An Open Breaker Is Operational Clarity

When the breaker opens, your downstream gets room to recover without a retry storm. Your queue stops climbing because work that would fail immediately never enters the buffer. And your ops team gets a clean, specific signal instead of something somewhere is broken. Thats not just resource management — thats the difference between a 10-minute incident and a 3-hour war room.

The One Metric That Actually Tells the Truth

Queue size is a vanity metric. A queue at 8,000 items is either perfectly healthy or a catastrophe — depending entirely on how fast the consumer is moving. Size without velocity is noise. Queue age — the timestamp on the oldest unprocessed message — is the metric that doesnt lie.

def check_queue_health(queue, max_age=30):
    oldest = queue.peek_oldest()
    if not oldest:
        return

    age = time.time() - oldest.enqueued_at
    metrics.gauge('queue.oldest_message_age', age)

    if age > max_age:
        alerting.fire(
            severity='critical',
            message=f'Queue age {age:.0f}s — consumer is losing the race',
            context={'depth': queue.size()}
        )

Age Trends Up. Size Lies.

Queue size spikes and recovers. Queue age trending upward is structural — your consumer throughput is below producer rate as a sustained condition, not a blip. By the time size looks alarming, age has been signaling for minutes. Instrument both. Alert on age. Treat size as context.

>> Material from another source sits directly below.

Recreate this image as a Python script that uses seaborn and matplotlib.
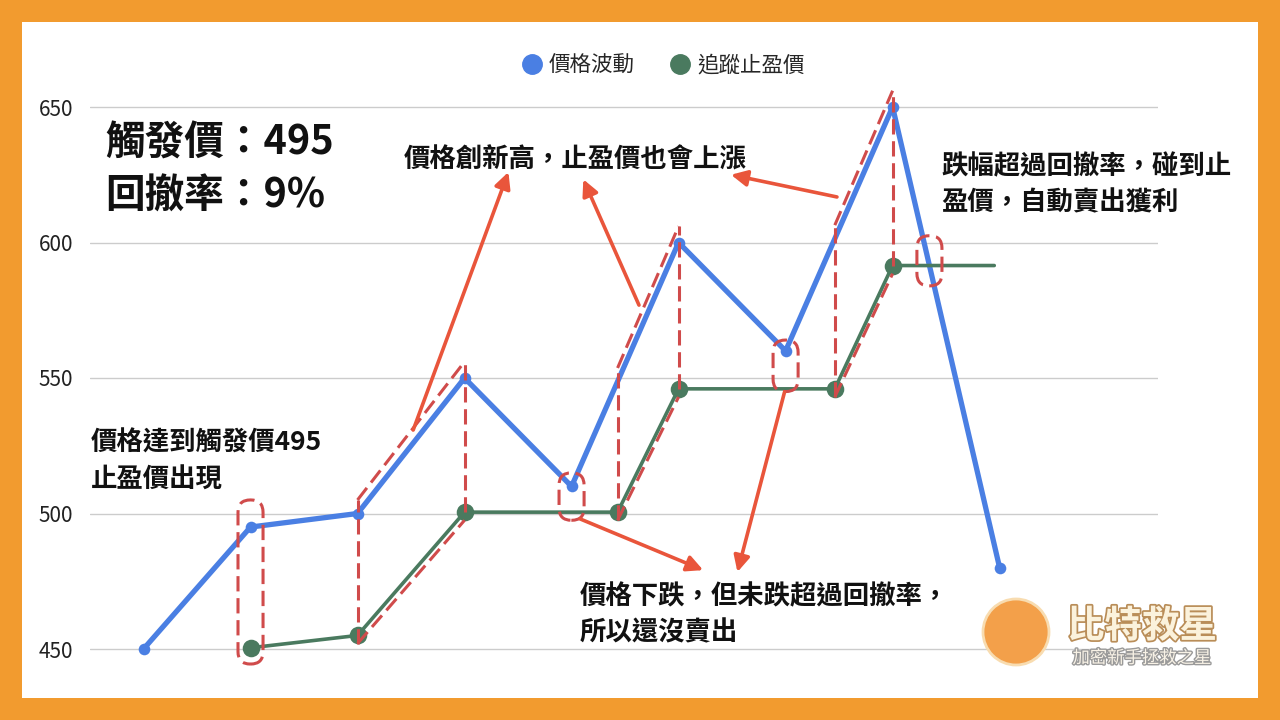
import numpy as np
import pandas as pd
import matplotlib
matplotlib.use("Agg")
import matplotlib.pyplot as plt
import seaborn as sns
from matplotlib.patches import FancyBboxPatch, Rectangle, Ellipse
from matplotlib.lines import Line2D
import matplotlib.patheffects as pe

# chart data
steps = list(range(9))
price = [450, 495, 500, 550, 510, 600, 560, 650, 480]
stop_x = [1, 2, 3, 4.43, 5, 6.46, 7, 7.95]
stop_price = [450.45, 455, 500.5, 500.5, 546, 546, 591.5, 591.5]
y_ticks = [450, 500, 550, 600, 650]
series_names = ["價格波動", "追蹤止盈價"]

BLUE = "#4a7fe3"
GREEN = "#4a7a5f"
DASH_RED = "#d04b4b"
ARROW_RED = "#e9553b"
ORANGE = "#f29b2f"

sns.set_theme(style="white")
plt.rcParams["font.family"] = ["Noto Sans CJK TC", "DejaVu Sans"]

fig = plt.figure(figsize=(12.8, 7.2), dpi=100, facecolor=ORANGE)
# white card behind everything
fig.patches.append(Rectangle((22 / 1280, 22 / 720), 1236 / 1280, 676 / 720,
                             transform=fig.transFigure, fc="white", ec="none", zorder=-5))

ax = fig.add_axes([90 / 1280, (720 - 676.1) / 720, 1068 / 1280, 596.2 / 720])
ax.set_facecolor("none")
ax.set_zorder(2)

price_df = pd.DataFrame({"x": steps, "y": price})
stop_df = pd.DataFrame({"x": stop_x, "y": stop_price})

sns.lineplot(data=price_df, x="x", y="y", color=BLUE, lw=3.8, ax=ax, zorder=3)
sns.scatterplot(data=price_df, x="x", y="y", color=BLUE, s=70, linewidth=0, ax=ax, zorder=4)
sns.lineplot(data=stop_df, x="x", y="y", color=GREEN, lw=2.6, ax=ax, zorder=3)
sns.scatterplot(data=stop_df.iloc[:-1], x="x", y="y", color=GREEN, s=160, linewidth=0, ax=ax, zorder=4)

ax.set_xlim(-0.5, 9.48)
ax.set_ylim(440, 660)
ax.set_yticks(y_ticks)
ax.set_xticks([])
ax.set_xlabel("")
ax.set_ylabel("")
ax.tick_params(axis="y", length=0, pad=12, labelsize=15, labelcolor="#222222")
ax.grid(axis="y", color="#cccccc", lw=1)
ax.set_axisbelow(True)
for s in ax.spines.values():
    s.set_visible(False)


def blue_at(x):
    return np.interp(x, steps, price)


def stop_at(x):
    return np.interp(x, stop_x, stop_price)


# red dashed guides where price makes new highs
dash_kw = dict(color=DASH_RED, lw=2.2, linestyle=(0, (5, 2.2)), zorder=5)
rises = [(stop_x[1], stop_x[2]), (stop_x[3], stop_x[4]), (stop_x[5], stop_x[6])]
for x0, x1 in rises:
    ax.plot([x0, x1], [blue_at(x0) + 5, blue_at(x1) + 6], **dash_kw)
    ax.plot([x0, x1], [stop_at(x0) - 3, stop_at(x1) - 3], **dash_kw)
    ax.plot([x0, x0], [stop_at(x0) - 3, blue_at(x0) + 5], **dash_kw)
    ax.plot([x1, x1], [stop_at(x1), blue_at(x1) + 6], **dash_kw)

# dashed capsules
cross_x = 7 + (650 - stop_price[-1]) / (650 - 480)
capsules = [(steps[1], stop_price[0] - 6, price[1] + 10),
            (steps[4], stop_price[2] - 3, price[4] + 5),
            (steps[6], stop_price[4] - 1, price[6] + 4),
            (cross_x, stop_price[-1] - 7.5, stop_price[-1] + 11)]
half_w = 0.117
for cx, y0, y1 in capsules:
    box = FancyBboxPatch((cx - half_w, y0), 2 * half_w, y1 - y0,
                         boxstyle="round,pad=0,rounding_size=0.115",
                         mutation_aspect=39.5, fc="none", ec=DASH_RED,
                         lw=2.2, linestyle=(0, (5, 2.2)), zorder=6)
    ax.add_patch(box)

# arrows
arrows = [((2.52, 530.8), (3.41, 626.0)),
          ((4.63, 576.9), (4.11, 623.3)),
          ((6.48, 616.8), (5.49, 625.0)),
          ((4.08, 498.0), (5.23, 479.1)),
          ((5.99, 544.8), (5.55, 478.4))]
for tail, head in arrows:
    ax.annotate("", xy=head, xytext=tail,
                arrowprops=dict(arrowstyle="-|>", color=ARROW_RED, lw=2.6,
                                mutation_scale=24, shrinkA=0, shrinkB=0),
                zorder=7)


def ftext(px, py, s, size, **kw):
    fig.text(px / 1280, 1 - py / 720, s, fontsize=size, fontweight="black",
             color="#111111", va="center", ha="left", **kw)


ftext(105, 143, "觸發價：495", 28.5)
ftext(105, 196, "回撤率：9%", 28.5)
ftext(404, 160, "價格創新高，止盈價也會上漲", 19)
ftext(941, 167, "跌幅超過回撤率，碰到止", 19)
ftext(941, 203, "盈價，自動賣出獲利", 19)
ftext(91, 443, "價格達到觸發價495", 19)
ftext(91, 480, "止盈價出現", 19)
ftext(580, 597, "價格下跌，但未跌超過回撤率，", 19)
ftext(580, 633, "所以還沒賣出", 19)

# legend
handles = [Line2D([], [], marker="o", linestyle="none", markersize=14, color=BLUE),
           Line2D([], [], marker="o", linestyle="none", markersize=14, color=GREEN)]
fig.legend(handles, series_names, loc="center", bbox_to_anchor=(663 / 1280, 1 - 66 / 720),
           ncol=2, frameon=False, fontsize=15.5, handletextpad=0.3, columnspacing=1.6,
           handlelength=1.0)

# watermark logo
fig.patches.append(Ellipse((1016 / 1280, 1 - 632 / 720), 66 / 1280, 66 / 720,
                           transform=fig.transFigure, fc="#f3a04a", ec="#f8dcb0",
                           lw=2, zorder=5))
fig.text(1142 / 1280, 1 - 626 / 720, "比特救星", fontsize=27, fontweight="bold",
         color="#fbf2dc", ha="center", va="center", zorder=6,
         path_effects=[pe.withStroke(linewidth=2.5, foreground="#b98d58")])
fig.text(1142 / 1280, 1 - 658 / 720, "加密新手拯救之星", fontsize=12.5,
         color="#f8f2e6", ha="center", va="center", zorder=6,
         path_effects=[pe.withStroke(linewidth=2, foreground="#9a9a9a")])

fig.savefig("out.png", dpi=100, facecolor=fig.get_facecolor())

The System That Knows How to Say No

Every buffer has a number. Every queue has a rejection policy. Every service has a point where it stops accepting work and says — explicitly — not right now. That refusal is the most honest thing a distributed system can do. A system that accepts everything makes promises it cant keep, and the bill arrives at 3am.

Bound your buffers. Instrument queue age. Wire up backpressure before the incident that proves you needed it. The OOM killer doesnt send a warning — it just picks whoever left their queue uncapped.